One of the points raised many times at Next Bank Europe is that banks should give better tools for people to manage their accounts and finance. Actually, when asked, most people want to be able to better manage their bank accounts.
However, maybe this is looking at this problem through the wrong lens. Actively managing my own finance is a social holy grail. Amazon has at least 14,000 references for Personal Finance Management. TV shows are devoted to educating people on better personal finance management.
What is more surprising is that personal finance, accounting are rarely taught to children and studied in school. Society sets proper personal finance management as a key life goal but does little to equip people with this task. It’s no surprise that people’s finances range from well-managed to sub-optimal (too much cash on checking account for example) to catastrophic.

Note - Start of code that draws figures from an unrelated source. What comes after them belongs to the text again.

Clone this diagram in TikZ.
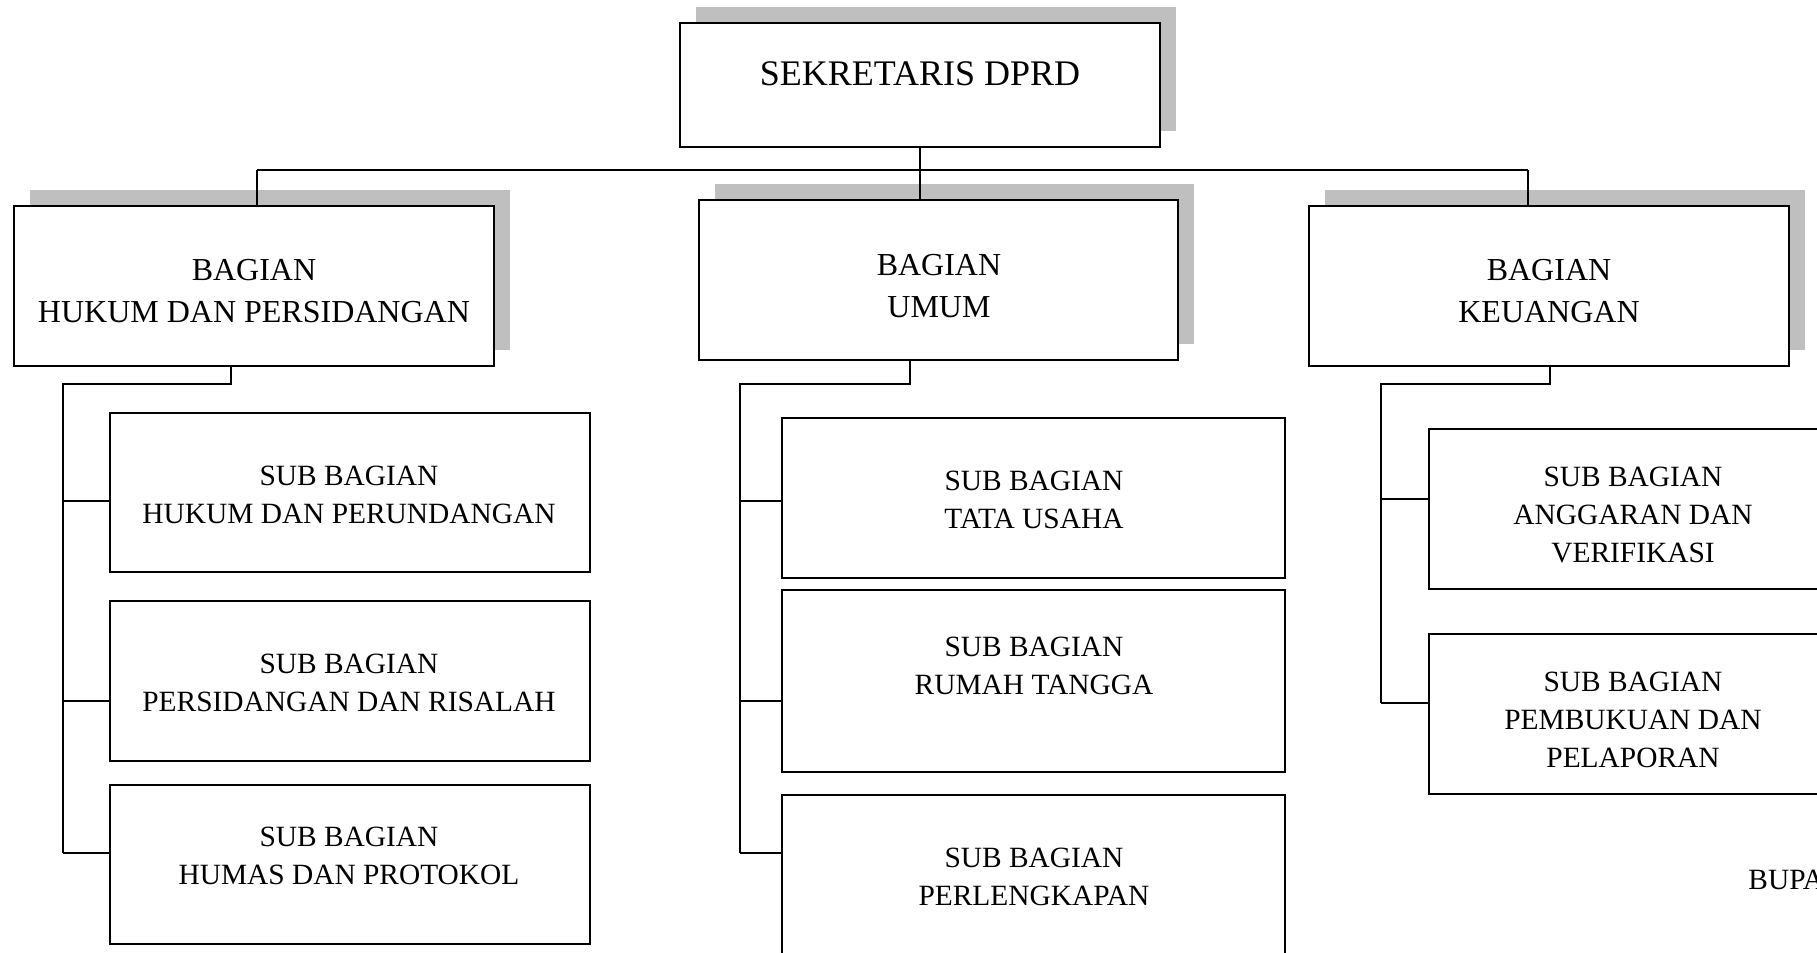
\documentclass[tikz,border=0pt]{standalone}
\usepackage{fontspec}
\setmainfont{Liberation Serif}
\usetikzlibrary{fit}
\definecolor{shadowgray}{HTML}{BFBFBF}
\begin{document}
\begin{tikzpicture}[x=0.5pt,y=-0.5pt,
  orgbox/.style={draw=black,line width=1pt,fill=white,inner sep=0pt},
  shade/.style={fill=shadowgray},
  conn/.style={draw=black,line width=1pt},
  toptext/.style={font=\fontsize{18}{22}\selectfont,align=center,inner sep=0pt},
  bagtext/.style={font=\fontsize{16}{21}\selectfont,align=center,inner sep=0pt},
  subtext/.style={font=\fontsize{14.7}{19.2}\selectfont,align=center,inner sep=0pt}]
\useasboundingbox (0,0) rectangle (1817,953);
\clip (0,0) rectangle (1817,953);
% shadows
\fill[shade] (696,7) rectangle (1176,131);
\fill[shade] (30,190) rectangle (510,350);
\fill[shade] (715,184) rectangle (1194,344);
\fill[shade] (1325,190) rectangle (1805,350);
% boxes
\node[orgbox,fit={(680,23)(1160,147)}] (sek) {};
\node[orgbox,fit={(14,206)(494,366)}] (bl) {};
\node[orgbox,fit={(699,200)(1178,360)}] (bm) {};
\node[orgbox,fit={(1309,206)(1789,366)}] (br) {};
\node[orgbox,fit={(110,413)(590,572)}] (l1) {};
\node[orgbox,fit={(110,601)(590,761)}] (l2) {};
\node[orgbox,fit={(110,785)(590,944)}] (l3) {};
\node[orgbox,fit={(782,418)(1285,578)}] (m1) {};
\node[orgbox,fit={(782,590)(1285,772)}] (m2) {};
\node[orgbox,fit={(782,795)(1285,975)}] (m3) {};
\node[orgbox,fit={(1429,429)(1850,589)}] (r1) {};
\node[orgbox,fit={(1429,634)(1850,794)}] (r2) {};
% texts
\node[toptext] (tsek) at (920,74) {SEKRETARIS DPRD};
\node[bagtext] (tbl) at (254,291) {BAGIAN\\HUKUM DAN PERSIDANGAN};
\node[bagtext] (tbm) at (939,286) {BAGIAN\\UMUM};
\node[bagtext] (tbr) at (1549,291) {BAGIAN\\KEUANGAN};
\node[subtext] (tl1) at (349,495) {SUB BAGIAN\\HUKUM DAN PERUNDANGAN};
\node[subtext] (tl2) at (349,683) {SUB BAGIAN\\PERSIDANGAN DAN RISALAH};
\node[subtext] (tl3) at (349,856) {SUB BAGIAN\\HUMAS DAN PROTOKOL};
\node[subtext] (tm1) at (1034,500) {SUB BAGIAN\\TATA USAHA};
\node[subtext] (tm2) at (1034,666) {SUB BAGIAN\\RUMAH TANGGA};
\node[subtext] (tm3) at (1034,877) {SUB BAGIAN\\PERLENGKAPAN};
\node[subtext] (tr1) at (1633,515) {SUB BAGIAN\\ANGGARAN DAN\\VERIFIKASI};
\node[subtext] (tr2) at (1633,720) {SUB BAGIAN\\PEMBUKUAN DAN\\PELAPORAN};
\node[subtext,anchor=west] (bupa) at (1748,880) {BUPA};
% top connectors
\coordinate (busl) at (257,170);
\coordinate (busr) at (1528,170);
\draw[conn] (busl) -- (busr);
\draw[conn] (sek.south) -- (sek.south |- bm.north);
\draw[conn] (busl) -- (busl |- bl.north);
\draw[conn] (busr) -- (busr |- br.north);
% left sub tree
\coordinate (lk) at (231,384);
\coordinate (lv) at (63,384);
\draw[conn] (lk |- bl.south) -- (lk) -- (lv) -- (63,853);
\draw[conn] (63,501) -- (l1.west |- 0,501);
\draw[conn] (63,701) -- (l2.west |- 0,701);
\draw[conn] (63,853) -- (l3.west |- 0,853);
% middle sub tree
\coordinate (mk) at (910,384);
\coordinate (mv) at (740,384);
\draw[conn] (mk |- bm.south) -- (mk) -- (mv) -- (740,853);
\draw[conn] (740,501) -- (m1.west |- 0,501);
\draw[conn] (740,701) -- (m2.west |- 0,701);
\draw[conn] (740,853) -- (m3.west |- 0,853);
% right sub tree
\coordinate (rk) at (1550,384);
\coordinate (rv) at (1381,384);
\draw[conn] (rk |- br.south) -- (rk) -- (rv) -- (1381,703);
\draw[conn] (1381,499) -- (r1.west |- 0,499);
\draw[conn] (1381,703) -- (r2.west |- 0,703);
\end{tikzpicture}
\end{document}
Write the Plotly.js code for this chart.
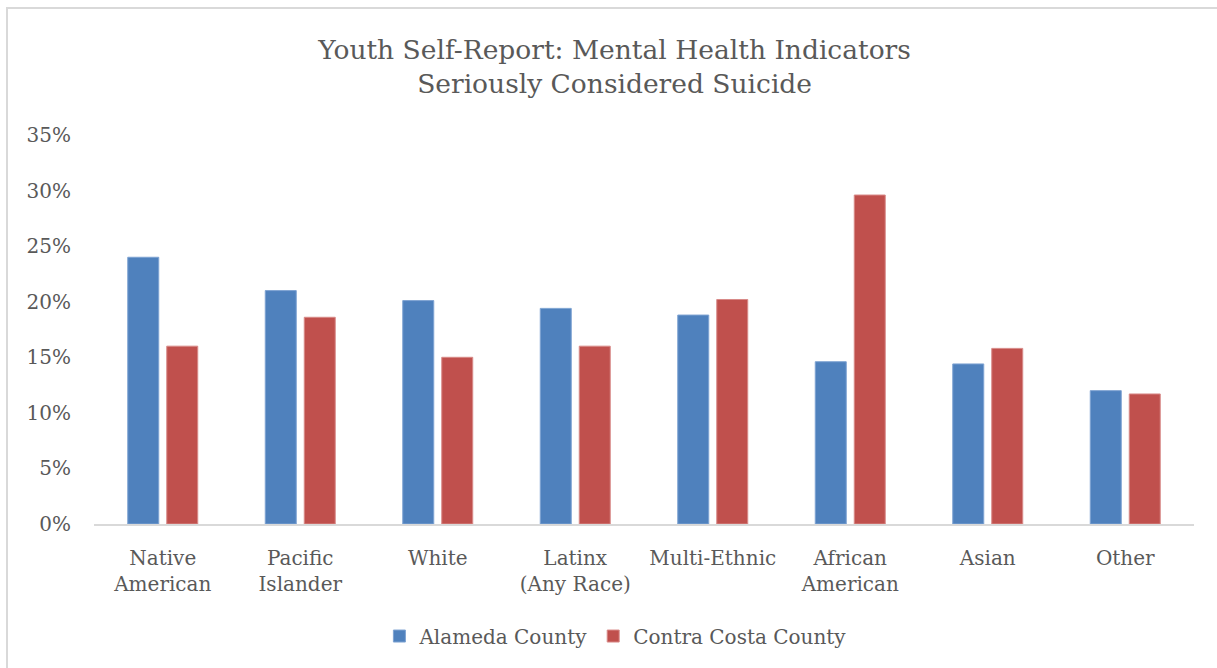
<!DOCTYPE html>
<html>
<head>
<meta charset="utf-8">
<script src="https://cdn.plot.ly/plotly-3.0.1.min.js"></script>
<style>
  html, body { margin: 0; padding: 0; background: #ffffff; }
  #wrap { position: relative; width: 1217px; height: 668px; overflow: hidden; }
  #chart { width: 1217px; height: 668px; }
  #frame { position: absolute; left: 6px; top: 7px; width: 1230px; height: 700px;
           border-left: 2px solid #d9d9d9; border-top: 2px solid #d9d9d9; pointer-events: none; }
</style>
</head>
<body>
<div id="wrap">
  <div id="chart"></div>
  <div id="frame"></div>
</div>
<script>
const categories = [
  "Native<br>American",
  "Pacific<br>Islander",
  "White",
  "Latinx<br>(Any Race)",
  "Multi-Ethnic",
  "African<br>American",
  "Asian",
  "Other"
];
const alamedaValues = [0.240, 0.210, 0.201, 0.194, 0.188, 0.146, 0.144, 0.120];
const contraCostaValues = [0.160, 0.186, 0.150, 0.160, 0.202, 0.296, 0.158, 0.117];
const seriesNames = ["Alameda County", "Contra Costa County"];
const titleLines = ["Youth Self-Report: Mental Health Indicators", "Seriously Considered Suicide"];

const FONT = "'DejaVu Serif', 'Liberation Serif', serif";
const TXT = "#595959";

const traces = [
  {
    type: "bar", name: seriesNames[0], x: categories, y: alamedaValues,
    marker: { color: "#4F81BD", line: { color: "#7ea3d2", width: 1 } },
    hoverinfo: "x+y"
  },
  {
    type: "bar", name: seriesNames[1], x: categories, y: contraCostaValues,
    marker: { color: "#C0504D", line: { color: "#d88a88", width: 1 } },
    hoverinfo: "x+y"
  }
];

const layout = {
  width: 1217, height: 668,
  autosize: false,
  paper_bgcolor: "#ffffff", plot_bgcolor: "#ffffff",
  margin: { l: 94, r: 23, t: 135, b: 144, autoexpand: false },
  font: { family: FONT, color: TXT, size: 19 },
  title: {
    text: titleLines.join("<br>"),
    font: { family: FONT, size: 26.5, color: TXT },
    x: 0.505, xanchor: "center", xref: "container",
    y: 0.912, yanchor: "middle", yref: "container"
  },
  barmode: "group",
  bargap: 0.433,
  bargroupgap: 0.205,
  showlegend: true,
  legend: {
    orientation: "h", x: 0.474, xanchor: "center",
    y: -0.288, yanchor: "middle",
    font: { family: FONT, size: 20, color: TXT },
    traceorder: "normal"
  },
  xaxis: {
    type: "category",
    automargin: false,
    tickangle: 0,
    showline: true, linecolor: "#d9d9d9", linewidth: 2,
    showgrid: false, zeroline: false,
    ticks: "", ticklabelstandoff: 15,
    tickfont: { family: FONT, size: 20, color: TXT },
    fixedrange: true
  },
  yaxis: {
    automargin: false,
    range: [0, 0.35],
    tickvals: [0, 0.05, 0.10, 0.15, 0.20, 0.25, 0.30, 0.35],
    tickformat: ".0%",
    showline: false, showgrid: false, zeroline: false,
    ticks: "", ticklabelstandoff: 22,
    tickfont: { family: FONT, size: 20, color: TXT },
    fixedrange: true
  }
};

Plotly.newPlot("chart", traces, layout, { displayModeBar: false, staticPlot: true });
</script>
</body>
</html>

But the focus put on Finance Management has another consequence. It constrains the problem of building a better bank to a very specific framework. For people to better manage their finance, banks should make their various products more transparent and easy to use. What if the question was: should people even use these tools?
In another industry, increase in processing power and digitization of data have made automation a reality. Google’s self-driving car is probably the best example of what was assumed to be a human only activity being converted to algorithms.
Financial management is most likely a problem that is actually simpler. Most of the data is already digitized via the electronification of money and commerce. For a majority people, wages and rent/mortgage explain the principles financial movements each month. Algorithms can learn spending patterns and adapt accordingly.
This does not prevent people from managing their life. Actually, by switching decisions from financial products (mortgage, CDs, etc..) to life goals (retirements, products), it is putting financial management back in a framework that people are more familiar with.
Overdraft fee is probably the most typical example. Overdrawing on a checking account while having a savings account is a very simple interest rate arbitrage model. This would take a program no time to calculate and decide whether funds should be drawn from the savings account to cover. There is no real technical complexity in building this safeguard. But most Banks don’t.
A cynical view on this would be that since Non Interest revenue are a growing part of Banks’ income, there is little pressure for them to increase efficiency on this front…
Is it science fiction?
Services are most likely going to tie together these various components, as investments and personal finance management are closely linked. Longer term, we could see this trend apply to a better understanding and leverage of personal assets.